| EXERCISE REQUIREMENTS |
Among the lines below, list those containing the string "this".

[Entries with chart source code]
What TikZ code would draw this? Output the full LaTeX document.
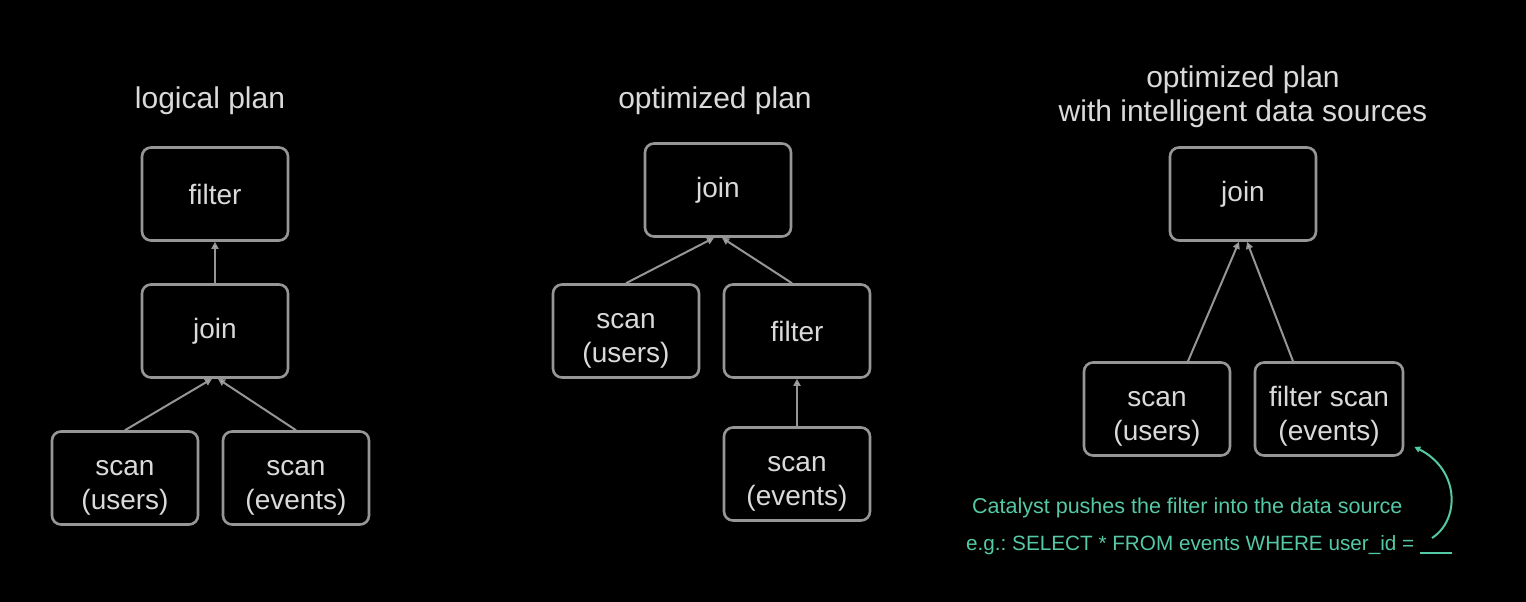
\documentclass[tikz,border=0pt]{standalone}
\usepackage{fontspec}
\setmainfont{Liberation Sans}
\usetikzlibrary{arrows.meta}
\definecolor{boxgray}{RGB}{150,150,150}
\definecolor{txtgray}{RGB}{218,218,218}
\definecolor{noteteal}{RGB}{85,200,165}
\newcommand{\twolines}[2]{\raisebox{-8pt}[\height][\depth]{\begin{tabular}{@{}c@{}}#1\\#2\end{tabular}}}
\begin{document}
\frenchspacing
\begin{tikzpicture}[x=1pt,y=-1pt,
  opbox/.style={draw=boxgray, line width=2.6pt, rounded corners=9pt, minimum width=146pt, minimum height=93pt, align=center, text=txtgray, font=\fontsize{28}{34}\selectfont, inner sep=0pt},
  ttl/.style={text=txtgray, font=\fontsize{30}{34}\selectfont, align=center},
  edge/.style={draw=boxgray, line width=2pt, -{Triangle[width=7pt,length=7pt,fill=txtgray]}},
  note/.style={text=noteteal, anchor=west, inner sep=0pt}]
\fill[black] (0,0) rectangle (1526,602);
\useasboundingbox (0,0) rectangle (1526,602);
% panel 1
\node[ttl] (t1) at (210,101) {logical plan};
\node[opbox] (f1) at (215,194) {filter};
\node[opbox] (j1) at (215,331) {join};
\node[opbox] (su1) at (125,478) {\twolines{scan}{(users)}};
\node[opbox] (se1) at (296,478) {\twolines{scan}{(events)}};
\draw[edge] (j1.north) -- (f1.south);
\draw[edge] (su1.north) -- ([xshift=-3pt]j1.south);
\draw[edge] (se1.north) -- ([xshift=3pt]j1.south);

% panel 2
\node[ttl] (t2) at (715,101) {optimized plan};
\node[opbox] (j2) at (718,190) {join};
\node[opbox] (su2) at (626,331) {\twolines{scan}{(users)}};
\node[opbox] (f2) at (797,331) {filter};
\node[opbox] (se2) at (797,474) {\twolines{scan}{(events)}};
\draw[edge] (su2.north) -- ([xshift=-4pt]j2.south);
\draw[edge] ([xshift=-5pt]f2.north) -- ([xshift=4pt]j2.south);
\draw[edge] (se2.north) -- (f2.south);

% panel 3
\node[ttl] (t3) at (1243,97) {optimized plan\\with intelligent data sources};
\node[opbox] (j3) at (1243,194) {join};
\node[opbox] (su3) at (1157,409) {\twolines{scan}{(users)}};
\node[opbox, minimum width=148pt] (fs3) at (1329,409) {\twolines{filter scan}{(events)}};
\draw[edge] ([xshift=31pt]su3.north) -- ([xshift=-4pt]j3.south);
\draw[edge] ([xshift=-36pt]fs3.north) -- ([xshift=4pt]j3.south);

% annotation
\node[note, font=\fontsize{21.5}{24}\selectfont] (n1) at (972,508) {Catalyst pushes the filter into the data source};
\node[note, font=\fontsize{20.7}{24}\selectfont] (n2) at (966,545) {e.g.: SELECT * FROM events WHERE user\_id = \rule[-4pt]{32pt}{2pt}};
\coordinate (cs) at (1432,538);
\draw[noteteal, line width=2pt, -{Triangle[width=6pt,length=6pt]}] (cs) .. controls (1460,520) and (1460,470) .. ([shift={(10,-10)}]fs3.south east);
\end{tikzpicture}
\end{document}
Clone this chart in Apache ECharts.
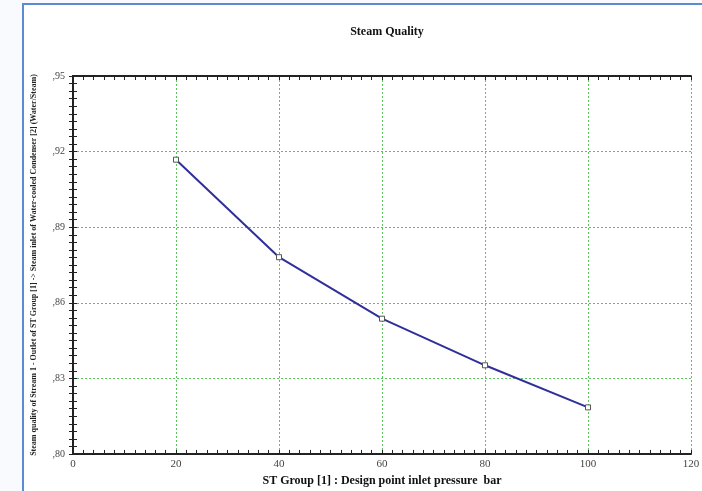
<!DOCTYPE html>
<html>
<head>
<meta charset="utf-8">
<script src="https://cdn.jsdelivr.net/npm/echarts@6/dist/echarts.min.js"></script>
<style>
  html, body { margin: 0; padding: 0; background: #f8fafd; }
  #chart { width: 702px; height: 491px; }
</style>
</head>
<body>
<div id="chart"></div>
<script>
// pressure (bar) and steam quality
var pressure = [20, 40, 60, 80, 100];
var quality = [0.9168, 0.8781, 0.8537, 0.8352, 0.8185];

var serif = '"Liberation Serif", "DejaVu Serif", serif';
var data = pressure.map(function (p, i) { return [p, quality[i]]; });

function yLabel(v) {
  return ',' + v.toFixed(2).split('.')[1];
}

var tick = { inside: true, length: 4, lineStyle: { color: '#222' } };
var minor = { show: true, splitNumber: 10, length: 4, lineStyle: { color: '#222' } };
var grid = { show: true, lineStyle: { color: '#5cc45c', type: [2, 2], width: 1 } };

var chart = echarts.init(document.getElementById('chart'));
var option = {
  backgroundColor: 'transparent',
  animation: false,
  title: {
    text: 'Steam Quality',
    left: 382,
    top: 21,
    textAlign: 'center',
    textStyle: { fontFamily: serif, fontSize: 12, fontWeight: 'bold', color: '#111' }
  },
  graphic: [{
    type: 'rect',
    z: -10,
    shape: { x: 23, y: 4, width: 720, height: 520 },
    style: { fill: '#fff', stroke: '#5b8bd2', lineWidth: 2 }
  }],
  grid: { left: 73, right: 11, top: 76, bottom: 37, outerBoundsMode: 'none' },
  xAxis: [{
    type: 'value',
    min: 0, max: 120, interval: 20,
    name: 'ST Group [1] : Design point inlet pressure  bar',
    nameLocation: 'middle',
    nameGap: 16,
    nameTextStyle: { fontFamily: serif, fontSize: 12, fontWeight: 'bold', color: '#111' },
    axisLine: { lineStyle: { color: '#222', width: 2 } },
    axisTick: tick,
    minorTick: minor,
    axisLabel: { fontFamily: serif, fontSize: 11, color: '#444', margin: 5 },
    splitLine: grid
  }, {
    type: 'value', position: 'top',
    min: 0, max: 120, interval: 20,
    axisLine: { lineStyle: { color: '#222', width: 2 } },
    axisTick: tick,
    minorTick: minor,
    axisLabel: { show: false },
    splitLine: { show: false }
  }],
  yAxis: [{
    type: 'value',
    min: 0.80, max: 0.95, interval: 0.03,
    name: 'Steam quality of Stream 1 - Outlet of ST Group [1] -> Steam inlet of Water-cooled Condenser [2] (Water/Steam)',
    nameLocation: 'middle',
    nameGap: 35,
    nameTextStyle: { fontFamily: serif, fontSize: 8, fontWeight: 'bold', color: '#222' },
    axisLine: { show: true, lineStyle: { color: '#222', width: 2 } },
    axisTick: tick,
    minorTick: minor,
    axisLabel: { fontFamily: serif, fontSize: 10, color: '#444', margin: 8, formatter: yLabel },
    splitLine: grid
  }, {
    type: 'value', position: 'right',
    min: 0.80, max: 0.95, interval: 0.03,
    axisLine: { show: true, lineStyle: { color: '#222', width: 2 } },
    axisTick: tick,
    minorTick: minor,
    axisLabel: { show: false },
    splitLine: { show: false }
  }],
  series: [{
    type: 'line',
    data: data,
    symbol: 'rect',
    symbolSize: 5,
    showAllSymbol: true,
    lineStyle: { color: '#2f2f9c', width: 2 },
    itemStyle: { color: '#fff', borderColor: '#555', borderWidth: 1 }
  }]
};
chart.setOption(option);
</script>
</body>
</html>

| RESPONSE BELOW |
What TikZ code would draw this? Output the full LaTeX document.
Clone this chart in Apache ECharts.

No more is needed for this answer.